Basta vermos como estão os mapas de equipas da Primeira Liga, Segunda Liga e Liga 3. O interior é praticamente despido. O Alentejo é vazio, a Beira Baixa conta apenas com o Sporting da Covilhã e Trás-os-Montes está dependente do Chaves à uma série de anos, para que os locais vejam futebol dos principais escalões na região. Seria totalmente impossível, nessas regiões, cada vez mais envelhecidas e abandonadas, uma equipa ditar a utilização/contratação de apenas jogadores da zona, e ao mesmo tempo atingir o estatuto de profissional. Seria uma história bonita, mas irreal, que não dependeria apenas do desporto para poder crescer.
O exemplo do Olot merece uma salva de palmas e um acompanhamento mais profundo, na esperança que em uma ou duas décadas consigam atingir e estabilizar na La Liga Hypermotion ou até mesmo participar recorrentemente na La Liga.

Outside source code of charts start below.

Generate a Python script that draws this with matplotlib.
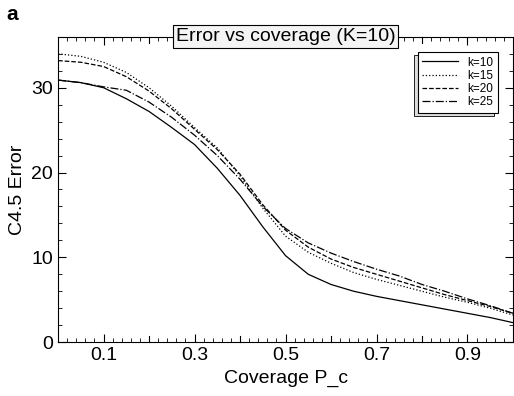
import numpy as np
import matplotlib
matplotlib.use('Agg')
import matplotlib.pyplot as plt
from matplotlib.ticker import MultipleLocator, FixedLocator

plt.rcParams['font.family'] = ['Liberation Sans', 'DejaVu Sans']

## the data
coverage = [0.0, 0.05, 0.1, 0.15, 0.2, 0.25, 0.3, 0.35, 0.4, 0.45, 0.5,
            0.55, 0.6, 0.65, 0.7, 0.75, 0.8, 0.85, 0.9, 0.95, 1.0]
err_k10 = [30.9, 30.6, 30.0, 28.7, 27.2, 25.3, 23.3, 20.5, 17.3, 13.6, 10.2,
           8.0, 6.8, 6.0, 5.4, 4.9, 4.4, 3.9, 3.4, 2.9, 2.3]
err_k15 = [34.0, 33.7, 33.0, 31.8, 30.0, 27.8, 25.3, 22.9, 19.6, 15.8, 12.5,
           10.6, 9.3, 8.2, 7.4, 6.7, 6.0, 5.3, 4.7, 4.0, 3.2]
err_k20 = [33.2, 33.0, 32.5, 31.3, 29.6, 27.5, 25.1, 22.7, 19.8, 16.2, 13.2,
           11.2, 9.8, 8.8, 8.0, 7.2, 6.4, 5.6, 4.9, 4.2, 3.4]
err_k25 = [30.9, 30.6, 30.1, 29.7, 28.3, 26.5, 24.4, 22.0, 19.2, 16.0, 13.4,
           11.7, 10.5, 9.5, 8.6, 7.8, 6.8, 6.0, 5.1, 4.3, 3.4]
labels = ['k=10', 'k=15', 'k=20', 'k=25']
styles = ['-', ':', '--', '-.']

fig = plt.figure(figsize=(5.14, 3.96), dpi=100)
ax = fig.add_axes([0.113, 0.136, 0.885, 0.771])

for ys, lab, ls in zip([err_k10, err_k15, err_k20, err_k25], labels, styles):
    ax.plot(coverage, ys, color='black', linestyle=ls, linewidth=0.9, label=lab)

# axes and ticks
ax.set_xlim(0, 1.0)
ax.set_ylim(0, 36)
ax.xaxis.set_major_locator(FixedLocator([0.1, 0.3, 0.5, 0.7, 0.9]))
ax.xaxis.set_minor_locator(MultipleLocator(0.02))
ax.yaxis.set_major_locator(MultipleLocator(10))
ax.yaxis.set_minor_locator(MultipleLocator(2))
ax.tick_params(which='both', direction='in', top=True, right=True, labelsize=14)
ax.tick_params(which='major', length=6)
ax.tick_params(which='minor', length=3)
# longer ticks at the even tenths too
for xv in [0.2, 0.4, 0.6, 0.8]:
    ax.plot([xv, xv], [0, 0.7], color='black', lw=0.8, clip_on=False)
    ax.plot([xv, xv], [36, 35.3], color='black', lw=0.8, clip_on=False)

ax.set_xlabel('Coverage P_c', fontsize=14)
ax.set_ylabel('C4.5 Error', fontsize=14)

ax.text(0.5, 1.0, 'Error vs coverage (K=10)', transform=ax.transAxes,
        ha='center', va='center', fontsize=14,
        bbox=dict(boxstyle='square,pad=0.15', fc='#f4f4f4', ec='black', lw=0.8))

leg = ax.legend(loc='upper right', bbox_to_anchor=(0.98, 0.97), fontsize=8.5,
                handlelength=3.0, labelspacing=0.1, borderpad=0.4,
                fancybox=False, framealpha=1, edgecolor='black',
                shadow={'ox': -2.5, 'oy': -2.5, 'facecolor': '#dddddd',
                        'edgecolor': 'black', 'alpha': 1, 'linewidth': 0.6})
leg.get_frame().set_linewidth(0.8)

fig.text(0.012, 0.988, 'a', fontsize=15, fontweight='bold', ha='left', va='top')

fig.savefig('out.png', dpi=100)
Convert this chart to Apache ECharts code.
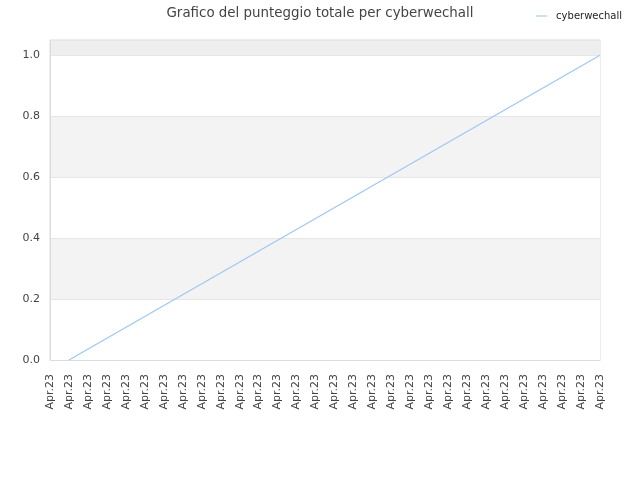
<!DOCTYPE html>
<html>
<head>
<meta charset="utf-8">
<script src="https://cdn.jsdelivr.net/npm/echarts@6/dist/echarts.min.js"></script>
<style>
  html, body { margin: 0; padding: 0; background: #fff; }
  #chart { width: 640px; height: 480px; }
</style>
</head>
<body>
<div id="chart"></div>
<script>
"use strict";

// 30 daily points, all labelled with the same month
const categories = Array(30).fill('Apr.23');

// score: first point empty, then 0 rising to 1 at the last day
const scores = [null, 0, null, null, null, null, null, null, null, null,
    null, null, null, null, null, null, null, null, null, null,
    null, null, null, null, null, null, null, null, null, 1];

const yTicks = [0, 0.2, 0.4, 0.6, 0.8, 1.0];

const chart = echarts.init(document.getElementById('chart'));

const option = {
    animation: false,
    textStyle: { fontFamily: 'DejaVu Sans' },
    title: {
        text: 'Grafico del punteggio totale per cyberwechall',
        left: 'center',
        top: 2,
        textStyle: { fontSize: 13.4, fontWeight: 'normal', color: '#444' }
    },
    legend: {
        right: 13,
        top: 6,
        icon: 'path://M0,0 L10,0 L10,1 L0,1 Z',
        itemWidth: 11,
        itemHeight: 2,
        itemGap: 8,
        textStyle: { fontSize: 10, color: '#222', padding: [0, 0, 0, 4] },
        data: ['cyberwechall']
    },
    grid: {
        left: 50,
        right: 40,
        top: 40,
        bottom: 120,
        show: true,
        borderColor: '#dcdcdc',
        borderWidth: 1
    },
    xAxis: {
        type: 'category',
        boundaryGap: false,
        data: categories,
        axisLine: { lineStyle: { color: '#dcdcdc' } },
        axisTick: { show: false },
        axisLabel: {
            rotate: 90,
            interval: 0,
            color: '#444',
            fontSize: 11,
            margin: 14
        },
        splitLine: { show: false }
    },
    yAxis: {
        type: 'value',
        min: 0,
        max: 1.05,
        interval: 0.2,
        axisLine: { show: true, lineStyle: { color: '#dcdcdc' } },
        axisTick: { show: false },
        axisLabel: {
            color: '#444',
            fontSize: 11,
            margin: 10,
            formatter: v => yTicks.some(t => Math.abs(t - v) < 1e-9) ? v.toFixed(1) : ''
        },
        splitLine: { show: true, lineStyle: { color: '#e6e6e6' } },
        splitArea: {
            show: true,
            areaStyle: { color: ['#ffffff', '#f3f3f3', '#ffffff', '#f3f3f3', '#ffffff', '#eeeeee'] }
        }
    },
    series: [
        {
            name: 'cyberwechall',
            type: 'line',
            data: scores,
            connectNulls: true,
            showSymbol: false,
            color: '#9fc8f2',
            lineStyle: { width: 1.3, color: '#9fc8f2' }
        }
    ]
};

chart.setOption(option);
</script>
</body>
</html>
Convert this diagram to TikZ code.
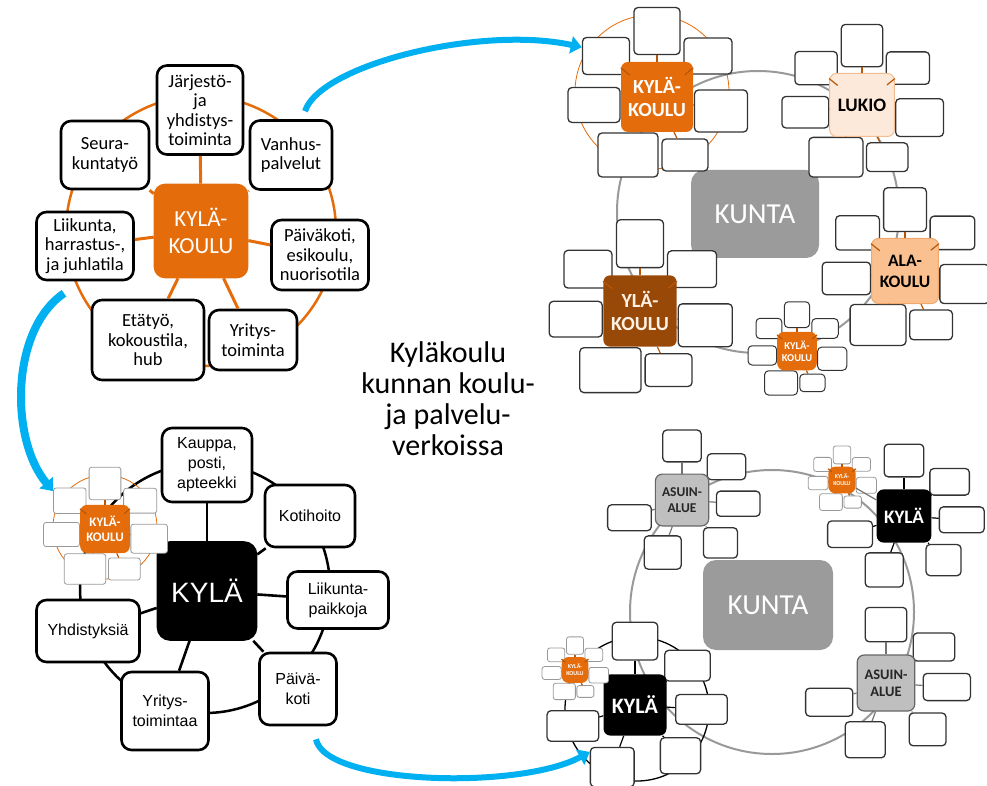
\documentclass[tikz,border=0pt]{standalone}
\usepackage{fontspec}
\setmainfont{Carlito}
\newfontfamily\arialfont{Liberation Sans}
\usetikzlibrary{arrows.meta}

\definecolor{kkorange}{HTML}{E46C0A}
\definecolor{lukiofill}{HTML}{FDE9D9}
\definecolor{alafill}{HTML}{FAC090}
\definecolor{ylabrown}{HTML}{984807}
\definecolor{asuingray}{HTML}{BFBFBF}
\definecolor{kuntagray}{HTML}{9B9B9B}
\definecolor{arrowblue}{HTML}{00B0F0}

% satellite boxes round a hub of 72pt: dx/dy/width/height
\newcommand{\sevensats}{0/-66/46/47, -51/-41/47/37, 51/-41/48/36, -63/8/52/35, 64/14/53/42, -29/58/60/44, 28/58/46/32}
\newcommand{\sixsats}{0/-73/52/43, 60/-45/52/35, 76/5/59/34, -71/24/59/35, -26/71/50/45, 52/58/46/41}

% #1 name, #2 x, #3 y, #4 scale, #5 hub style, #6 label, #7 box style, #8 link style, #9 satellites
\newcommand{\hubcluster}[9]{%
  \foreach \dx/\dy/\w/\h [count=\i] in #9
    \node[satbox, #7, minimum width=#4*\w pt, minimum height=#4*\h pt] (#1-\i) at (#2+#4*\dx, #3+#4*\dy) {};
  \node[hubbox, #5, minimum width=72*#4 pt, minimum height=70*#4 pt] (#1) at (#2,#3) {#6};
  \foreach \s [count=\i] in #9
    \draw[#8] (#1) -- (#1-\i);
}

\begin{document}
\begin{tikzpicture}[x=1pt, y=-1pt,
  bigbox/.style={draw=black, fill=white, line width=2.6pt, rounded corners=10pt, inner sep=1pt, align=center},
  tlfont/.style={font=\fontsize{18.5}{19.5}\selectfont},
  blfont/.style={font=\arialfont\fontsize{16}{20}\selectfont},
  satbox/.style={draw=black!80, fill=white, line width=1.3pt, rounded corners=4pt, inner sep=0pt},
  minisat/.style={draw=black!40, line width=0.8pt, rounded corners=2.5pt},
  hubbox/.style={rounded corners=7pt, inner sep=0pt, align=center},
  hubfont/.style 2 args={font=\bfseries\fontsize{#1}{#2}\selectfont},
  kkhub/.style={fill=kkorange, text=white},
  lukiohub/.style={fill=lukiofill, draw=kkorange!45, line width=1pt, text=black},
  alahub/.style={fill=alafill, draw=kkorange!60, line width=1pt, text=black},
  ylahub/.style={fill=ylabrown, text=white!90!orange},
  asuinhub/.style={fill=asuingray, draw=black!60, line width=1.2pt, text=black!85},
  kylahub/.style={fill=black, text=white},
  kklink/.style={draw=kkorange!80!black, line width=1.2pt},
  graylink/.style={draw=black!55, line width=1.2pt},
  blacklink/.style={draw=black, line width=1.2pt},
  kuntaline/.style={draw=black!40, line width=2pt},
  kuntabox/.style={fill=kuntagray, text=white, rounded corners=13pt, font=\fontsize{29}{29}\selectfont},
  bluearrow/.style={draw=arrowblue, line width=6pt, -{Triangle[width=17pt,length=11pt]}}]
\useasboundingbox (0,0) rectangle (987,786);

% village school and its services
\draw[kkorange, line width=2.5pt] (201,231) circle[radius=135pt];
\node[bigbox, fill=kkorange, draw=kkorange, text=white, minimum width=92pt, minimum height=92pt, font=\fontsize{23}{27}\selectfont] (koulu) at (201,231) {KYLÄ-\\KOULU};
\node[bigbox, tlfont, minimum width=86pt, minimum height=89pt] (jarjesto) at (200,110) {Järjestö-\\ja\\yhdistys-\\toiminta};
\node[bigbox, tlfont, minimum width=88pt, minimum height=68pt] (seura) at (105,155) {Seura-\\kuntatyö};
\node[bigbox, tlfont, minimum width=82pt, minimum height=69pt] (vanhus) at (291,155) {Vanhus-\\palvelut};
\node[bigbox, tlfont, minimum width=97pt, minimum height=68pt] (liikunta) at (85,246) {Liikunta,\\harrastus-,\\ja juhlatila};
\node[bigbox, tlfont, minimum width=97pt, minimum height=70pt] (paivakoti) at (320,255) {Päiväkoti,\\esikoulu,\\nuorisotila};
\node[bigbox, tlfont, minimum width=112pt, minimum height=80pt] (etatyo) at (148,340) {Etätyö,\\kokoustila,\\hub};
\node[bigbox, tlfont, minimum width=88pt, minimum height=60pt] (yritys) at (253,340) {Yritys-\\toiminta};
\foreach \n in {jarjesto,seura,vanhus,liikunta,paivakoti,etatyo,yritys}
  \draw[kkorange, line width=3pt] (koulu) -- (\n);

% village and its services
\draw[black, line width=2.5pt] (205,588) circle[radius=125pt];
\draw[kkorange, line width=0.8pt] (105,527) circle[radius=52pt];
\node[bigbox, fill=black, text=white, minimum width=98pt, minimum height=97pt, rounded corners=12pt, font=\arialfont\fontsize{28}{30}\selectfont] (kyla) at (207,591) {KYLÄ};
\node[bigbox, blfont, minimum width=90pt, minimum height=74pt] (kauppa) at (207,465) {Kauppa,\\posti,\\apteekki};
\node[bigbox, blfont, minimum width=90pt, minimum height=62pt] (kotihoito) at (310,516) {Kotihoito};
\node[bigbox, blfont, minimum width=101pt, minimum height=57pt] (liikuntap) at (338,600) {Liikunta-\\paikkoja};
\node[bigbox, blfont, minimum width=77pt, minimum height=72pt] (paivakoti2) at (298,689) {Päivä-\\koti};
\node[bigbox, blfont, minimum width=87pt, minimum height=78pt] (yritys2) at (165,711) {Yritys-\\toimintaa};
\node[bigbox, blfont, minimum width=103pt, minimum height=62pt] (yhdistys) at (88,631) {Yhdistyksiä};
\foreach \n in {kauppa,kotihoito,liikuntap,paivakoti2,yritys2,yhdistys}
  \draw[black, line width=2.6pt] (kyla) -- (\n);
\hubcluster{pieni}{105}{529}{0.69}{kkhub, hubfont={13}{15}}{KYLÄ-\\KOULU}{minisat}{kklink}{\sevensats}

\node[font=\fontsize{30}{31}\selectfont, align=center] (otsikko) at (448,399) {Kyläkoulu\\kunnan koulu-\\ja palvelu-\\verkoissa};

% school network of the municipality
\draw[kuntaline] (758,212) circle[radius=141pt];
\draw[kkorange, line width=0.8pt] (652,92) circle[radius=77pt];
\node[kuntabox, minimum width=128pt, minimum height=88pt] (kunta1) at (755,214) {KUNTA};
\hubcluster{kk1}{657}{97}{1.0}{kkhub, hubfont={20}{23}}{KYLÄ-\\KOULU}{}{kklink}{\sevensats}
\hubcluster{lukio}{862}{105}{0.9}{lukiohub, hubfont={19}{21}}{LUKIO}{}{kklink}{\sevensats}
\hubcluster{ala}{905}{271}{0.93}{alahub, hubfont={17.5}{21}}{ALA-\\KOULU}{}{kklink}{\sevensats}
\hubcluster{yla}{640}{311}{1.02}{ylahub, hubfont={20}{23}}{YLÄ-\\KOULU}{}{kklink}{\sevensats}
\hubcluster{kk2}{797}{351}{0.55}{kkhub, hubfont={10.5}{12}}{KYLÄ-\\KOULU}{line width=1pt}{kklink}{\sevensats}

% service network of the municipality
\draw[kuntaline] (772,612) circle[radius=142pt];
\draw[black, line width=1.3pt] (637,709) circle[radius=72pt];
\node[kuntabox, minimum width=130pt, minimum height=90pt] (kunta2) at (768,605) {KUNTA};
\hubcluster{asuin1}{682}{500}{0.74}{asuinhub, hubfont={13.5}{16}}{ASUIN-\\ALUE}{}{graylink}{\sixsats}
\hubcluster{kyla1}{904}{516}{0.76}{kylahub, hubfont={19}{19}}{KYLÄ}{}{blacklink}{\sixsats}
\hubcluster{asuin2}{886}{683}{0.8}{asuinhub, hubfont={14.5}{17}}{ASUIN-\\ALUE}{}{graylink}{\sixsats}
\hubcluster{kyla2}{635}{705}{0.875}{kylahub, hubfont={22}{22}}{KYLÄ}{}{blacklink}{\sixsats}
\hubcluster{kk3}{842}{480}{0.38}{kkhub, hubfont={6}{7}}{KYLÄ-\\KOULU}{minisat}{kklink}{\sevensats}
\hubcluster{kk4}{575}{670}{0.37}{kkhub, hubfont={6}{7}}{KYLÄ-\\KOULU}{minisat}{kklink}{\sevensats}
\draw[graylink] (kk3) -- (kyla1);

% arrows between the pictures
\coordinate (nuoli1) at ([shift={(14,-8)}]vanhus.north);
\coordinate (nuoli2) at ([shift={(-21,12)}]liikunta.south);
\coordinate (nuoli3) at ([shift={(18,13)}]paivakoti2.south);
\draw[bluearrow] (nuoli1) .. controls (320,65) and (480,25) .. (kk1-2.160);
\draw[bluearrow, line width=8pt] (nuoli2) .. controls (10,330) and (10,440) .. (pieni-2.150);
\draw[bluearrow] (nuoli3) .. controls (325,785) and (520,790) .. (kyla2-5.146);
\end{tikzpicture}
\end{document}
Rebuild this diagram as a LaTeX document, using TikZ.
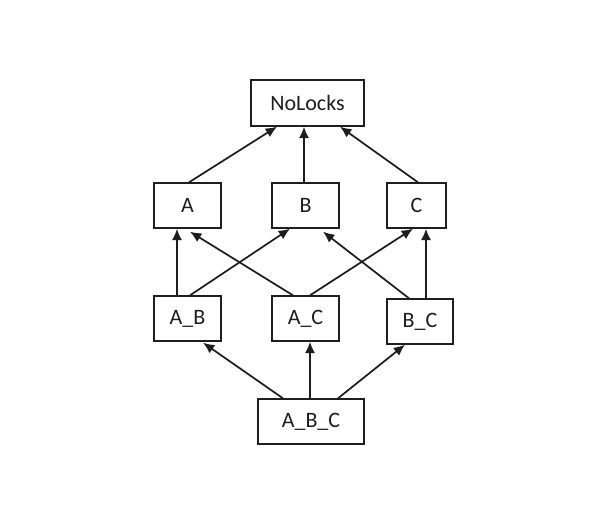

Vivemos em uma era em que podemos observar um jogador do outro lado do mundo, na esperança de encontrarmos uma pérola a ser lapidada ou simplesmente um negócio mais rentável. Os clubes querem é pagar menos, se possível.
Conseguir montar um elenco de qualidade com os jogadores todos da mesma região não é tarefa simples. A amostra é menor, mas nem todos os catalães quererão jogar no Olot. O próprio emblema tampouco terá um orçamento salarial que se permita dar ao luxo de ir contratar os craques da zona.
O Athletic aplicou a sua política numa fase da história em que o futebol não era um desporto profissional, mas sim um complemento à atividade profissional que os jogadores exerciam no dia a dia. Numa região industrial, não foi complicado contar com craques e obter o sucesso. Afinal, muitas instituições surgiram nestas condições. Hoje em dia vivemos um cenário muito distinto. Joan Agustí arriscou depois de não ter tido sucesso dentro de campo, mudando radicalmente o plano de um clube, dando-lhe uma nova vida e bases para o mesmo se sustentar, dentro e fora de campo. O mérito é (praticamente) todo dele, num século XXI em que o futebol se inova diariamente.